A leading Serbian human rights group said Wednesday it will provide lawyers and legal help for the families of six young Bosnian Muslims executed in 1995 by Serb troops in a video recorded killing.
Natasa Kandic, director of the Humanitarian Law Fund, said in a statement that the legal help at the upcoming trial of five Serbs accused of the killing was agreed after a meeting with a Bosnian woman who recognized her son on the execution video broadcast on television.
The amateur footage, made by Serb troops, was first provided to the U.N. war crimes tribunal in The Hague, Netherlands, by the Belgrade-based Humanitarian Law Fund. Later, it was broadcast at both Serbian and Bosnian television stations.
It showed six civilians taken from a truck, hands tied behind their backs and lined up on a hillside. Four were shot - one by one - in the backs. Two others were ordered to carry the bodies into a nearby barn, where they, too, were killed.

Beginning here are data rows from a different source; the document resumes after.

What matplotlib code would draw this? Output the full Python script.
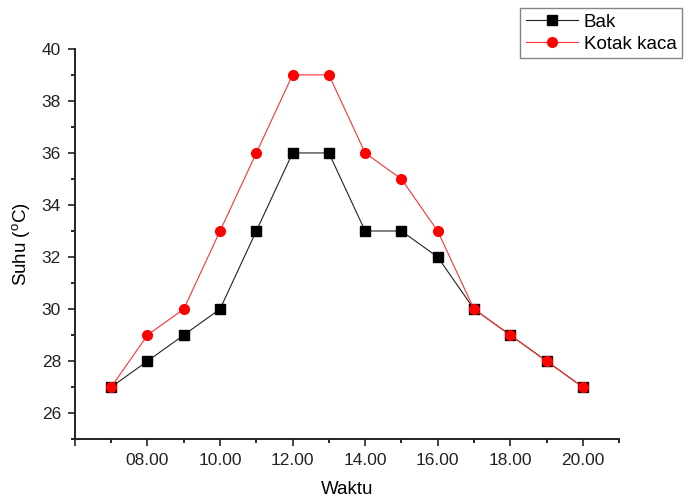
import matplotlib
matplotlib.use("Agg")
import matplotlib.pyplot as plt
from matplotlib.ticker import MultipleLocator, FixedLocator

plt.rcParams['font.family'] = ['Liberation Sans', 'DejaVu Sans']
plt.rcParams['mathtext.fontset'] = 'custom'
plt.rcParams['mathtext.rm'] = 'Liberation Sans'

# jam pengukuran dan suhu (°C)
jam = [7, 8, 9, 10, 11, 12, 13, 14, 15, 16, 17, 18, 19, 20]
suhu_bak = [27, 28, 29, 30, 33, 36, 36, 33, 33, 32, 30, 29, 28, 27]
suhu_kaca = [27, 29, 30, 33, 36, 39, 39, 36, 35, 33, 30, 29, 28, 27]

x_ticks = [6, 8, 10, 12, 14, 16, 18, 20]
x_labels = ["", "08.00", "10.00", "12.00", "14.00", "16.00", "18.00", "20.00"]

fig = plt.figure(figsize=(6.94, 4.99), dpi=100)
ax = fig.add_axes([0.108, 0.120, 0.784, 0.782])

ax.plot(jam, suhu_bak, color="#222222", lw=0.8, marker="s", ms=6.5,
        mfc="black", mec="black", label="Bak")
ax.plot(jam, suhu_kaca, color="#ff3333", lw=0.8, marker="o", ms=7,
        mfc="red", mec="red", label="Kotak kaca")

ax.set_xlim(6, 21)
ax.set_ylim(25, 40)
ax.xaxis.set_major_locator(FixedLocator(x_ticks))
ax.set_xticklabels(x_labels)
ax.xaxis.set_minor_locator(FixedLocator([7, 9, 11, 13, 15, 17, 19, 21]))
ax.yaxis.set_major_locator(MultipleLocator(2))
ax.yaxis.set_minor_locator(MultipleLocator(1))
ax.tick_params(which="major", direction="out", length=5, width=1.2,
               labelsize=12.5, colors="#222222", pad=5)
ax.tick_params(which="minor", direction="out", length=3, width=1.2)

for side in ("top", "right"):
    ax.spines[side].set_visible(False)
for side in ("left", "bottom"):
    ax.spines[side].set_linewidth(1.4)
    ax.spines[side].set_color("#222222")

ax.set_xlabel("Waktu", fontsize=13.5, labelpad=9)
ax.set_ylabel(r"Suhu ($^{\mathrm{o}}$C)", fontsize=13.5, labelpad=6)

leg = ax.legend(loc="upper left", bbox_to_anchor=(520 / 694, 1 - 8 / 499),
                bbox_transform=fig.transFigure, fontsize=13.5,
                frameon=True, fancybox=False, handlelength=2.8,
                borderpad=0.3, labelspacing=0.25, handletextpad=0.3,
                borderaxespad=0)
leg.get_frame().set_edgecolor("#666666")
leg.get_frame().set_linewidth(1.0)

fig.savefig("out.png", dpi=100)
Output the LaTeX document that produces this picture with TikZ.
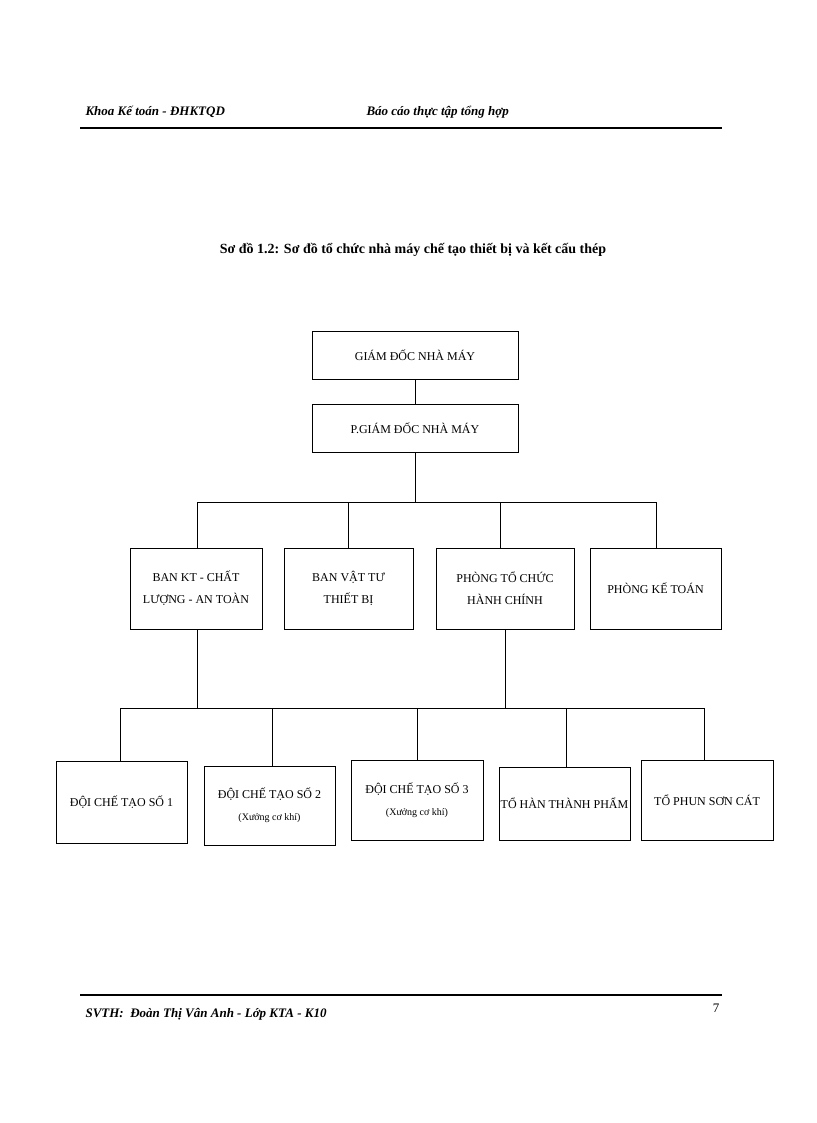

The footage was first shown in June in the U.N. tribunal's trial of Slobodan Milosevic, indicted for his alleged role in atrocities during the Balkan wars. Prosecution said it represented key evidence against the former Yugoslav president, the AP reports.
Their trial is expected to start later this year in Belgrade. They face up to 40 years in prison if convicted. Serbian law does not allow the death penalty.
As many as 8,000 Bosnian Muslim men and boys were killed when Bosnian Serb troops overran the eastern Bosnian enclave of Srebrenica in 1995 in Europe's worst mass killing since World War II. A.M.